Direction: Transcribe all of the material below word for word and leave out its pictures.

Provided records:
- - - -

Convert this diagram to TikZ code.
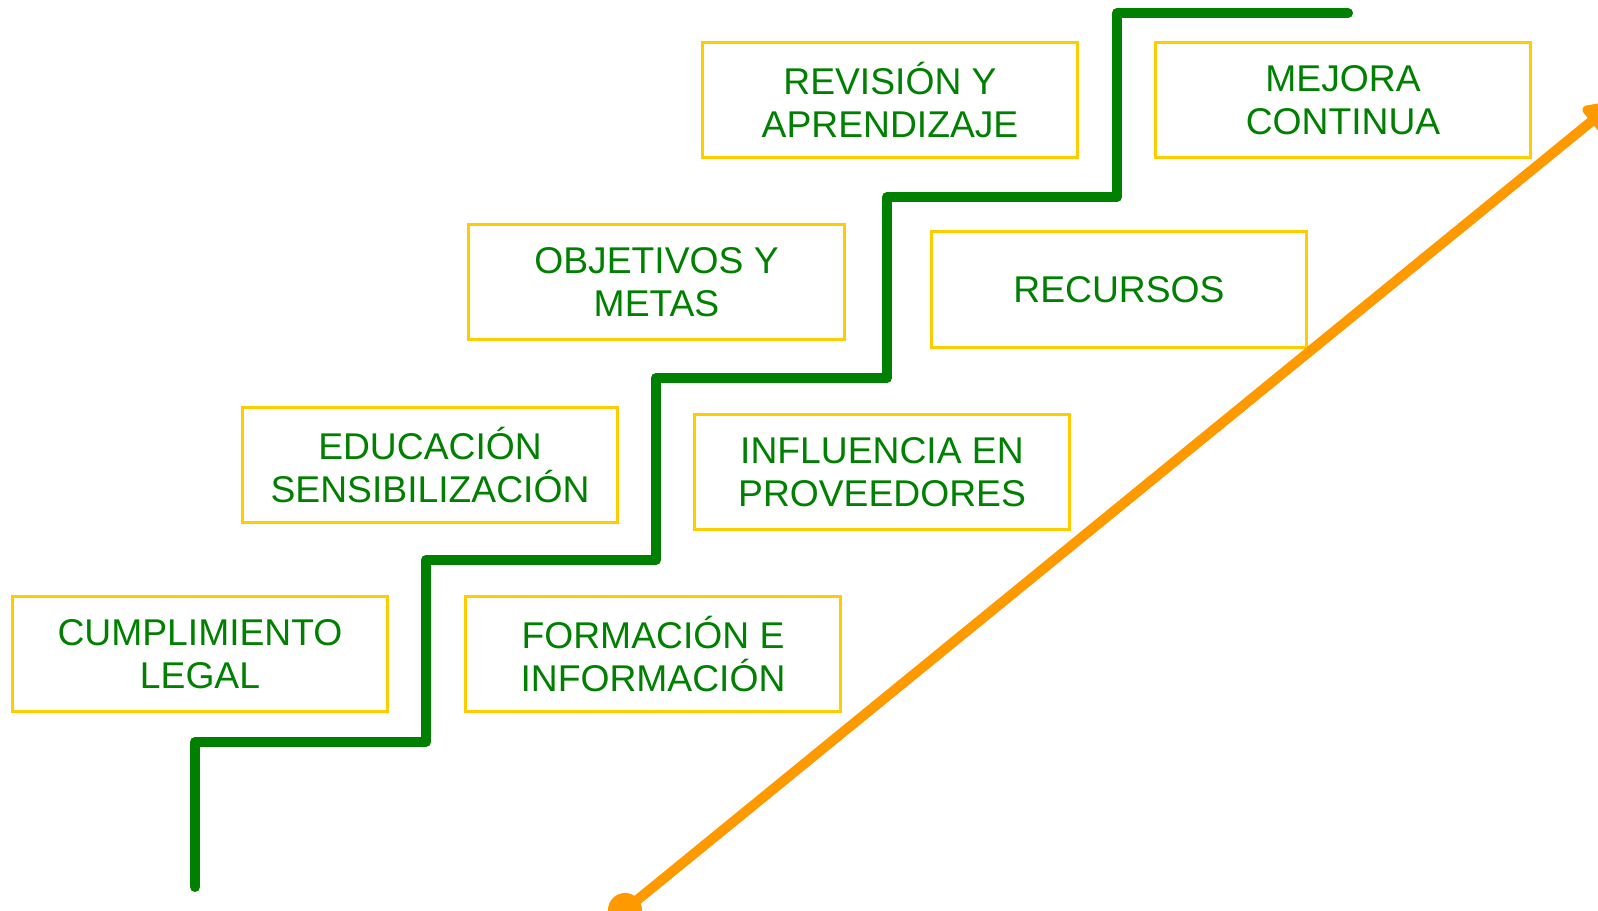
\documentclass[tikz,border=0pt]{standalone}
\usepackage{fontspec}
\setmainfont{Liberation Sans}
\usetikzlibrary{arrows.meta}
\definecolor{verde}{RGB}{0,128,0}
\definecolor{amarillo}{RGB}{255,204,0}
\definecolor{naranja}{RGB}{255,153,0}

\begin{document}
\begin{tikzpicture}[x=0.02cm,y=-0.02cm,
    caja/.style={draw=amarillo,line width=0.06cm,minimum width=7.52cm,minimum height=2.32cm,
      align=center,text=verde,font=\fontsize{21.2pt}{24.4pt}\selectfont},
    escalera/.style={draw=verde,line width=0.2cm,line cap=round,line join=round},
    flecha/.style={draw=naranja,line width=0.2cm,-{Triangle[round,length=0.7cm,width=0.72cm]}}]
      \path[use as bounding box,clip] (0,0) rectangle (1598,911);
      \node[caja] (cl) at (200,654) {CUMPLIMIENTO\\LEGAL}; \node[caja] (fi) at (653,654) {FORMACIÓN E\\INFORMACIÓN};
      \node[caja] (es) at (430,465) {EDUCACIÓN\\SENSIBILIZACIÓN}; \node[caja] (ip) at (882,472) {INFLUENCIA EN\\PROVEEDORES};
      \node[caja] (om) at (656.5,282) {OBJETIVOS Y\\METAS}; \node[caja] (re) at (1119,289.5) {RECURSOS};
      \node[caja] (ra) at (890,100) {REVISIÓN Y\\APRENDIZAJE}; \node[caja] (mc) at (1343,100) {MEJORA\\CONTINUA};
      \draw[escalera] (195,887) |- (426,742) |- (656,560) |- (887,378) |- (1117,197) |- (1348,13);
      \coordinate (s) at (625,910); \coordinate (e) at (1614,103);
      \fill[naranja] (s) circle (0.34cm);
      \draw[flecha] (s) -- (e);
    \end{tikzpicture}
\end{document}
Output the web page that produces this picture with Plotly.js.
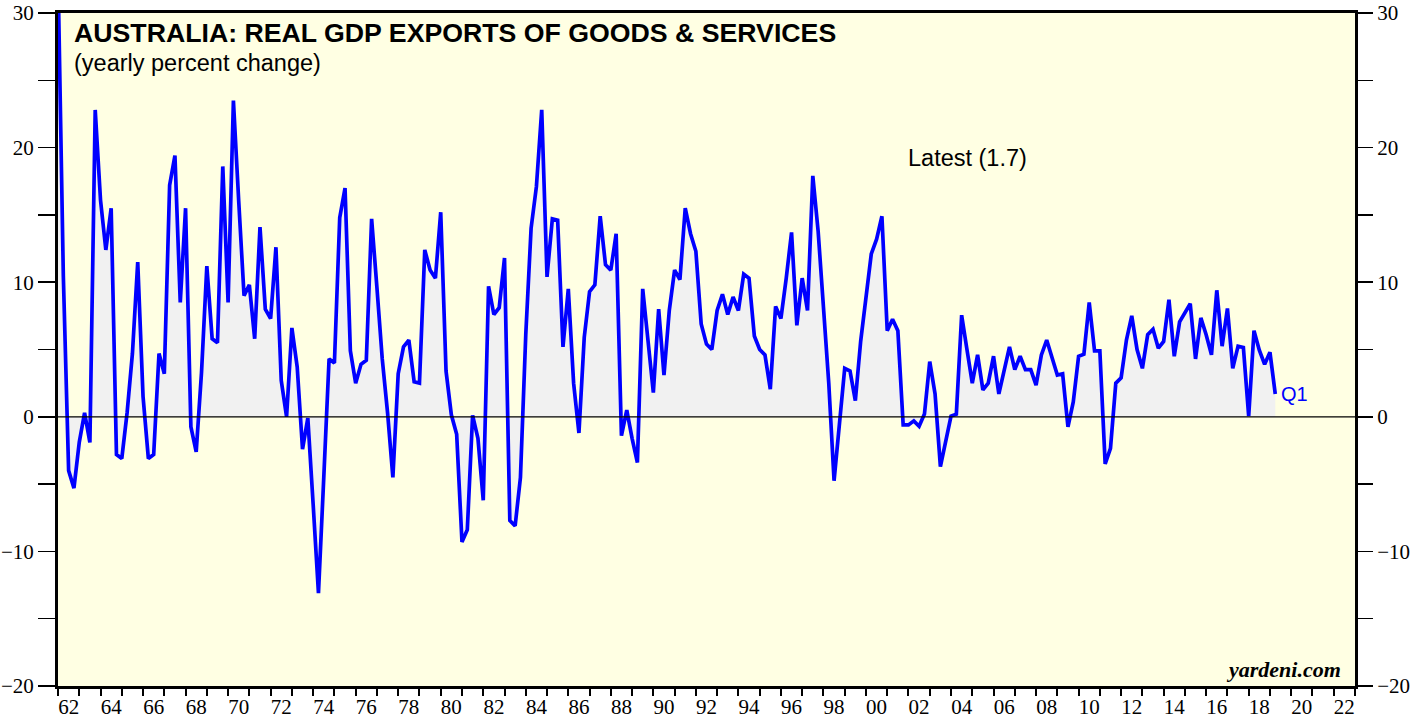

- - - -

The result:
Convert this diagram to TikZ code.
\documentclass[tikz,border=0pt]{standalone}
\usepackage{fontspec}
\setmainfont{Liberation Sans}
\usetikzlibrary{arrows.meta}
\definecolor{verde}{RGB}{0,128,0}
\definecolor{amarillo}{RGB}{255,204,0}
\definecolor{naranja}{RGB}{255,153,0}

\begin{document}
\begin{tikzpicture}[x=0.02cm,y=-0.02cm,
    caja/.style={draw=amarillo,line width=0.06cm,minimum width=7.52cm,minimum height=2.32cm,
      align=center,text=verde,font=\fontsize{21.2pt}{24.4pt}\selectfont},
    escalera/.style={draw=verde,line width=0.2cm,line cap=round,line join=round},
    flecha/.style={draw=naranja,line width=0.2cm,-{Triangle[round,length=0.7cm,width=0.72cm]}}]
      \path[use as bounding box,clip] (0,0) rectangle (1598,911);
      \node[caja] (cl) at (200,654) {CUMPLIMIENTO\\LEGAL}; \node[caja] (fi) at (653,654) {FORMACIÓN E\\INFORMACIÓN};
      \node[caja] (es) at (430,465) {EDUCACIÓN\\SENSIBILIZACIÓN}; \node[caja] (ip) at (882,472) {INFLUENCIA EN\\PROVEEDORES};
      \node[caja] (om) at (656.5,282) {OBJETIVOS Y\\METAS}; \node[caja] (re) at (1119,289.5) {RECURSOS};
      \node[caja] (ra) at (890,100) {REVISIÓN Y\\APRENDIZAJE}; \node[caja] (mc) at (1343,100) {MEJORA\\CONTINUA};
      \draw[escalera] (195,887) |- (426,742) |- (656,560) |- (887,378) |- (1117,197) |- (1348,13);
      \coordinate (s) at (625,910); \coordinate (e) at (1614,103);
      \fill[naranja] (s) circle (0.34cm);
      \draw[flecha] (s) -- (e);
    \end{tikzpicture}
\end{document}
Output the web page that produces this picture with Plotly.js.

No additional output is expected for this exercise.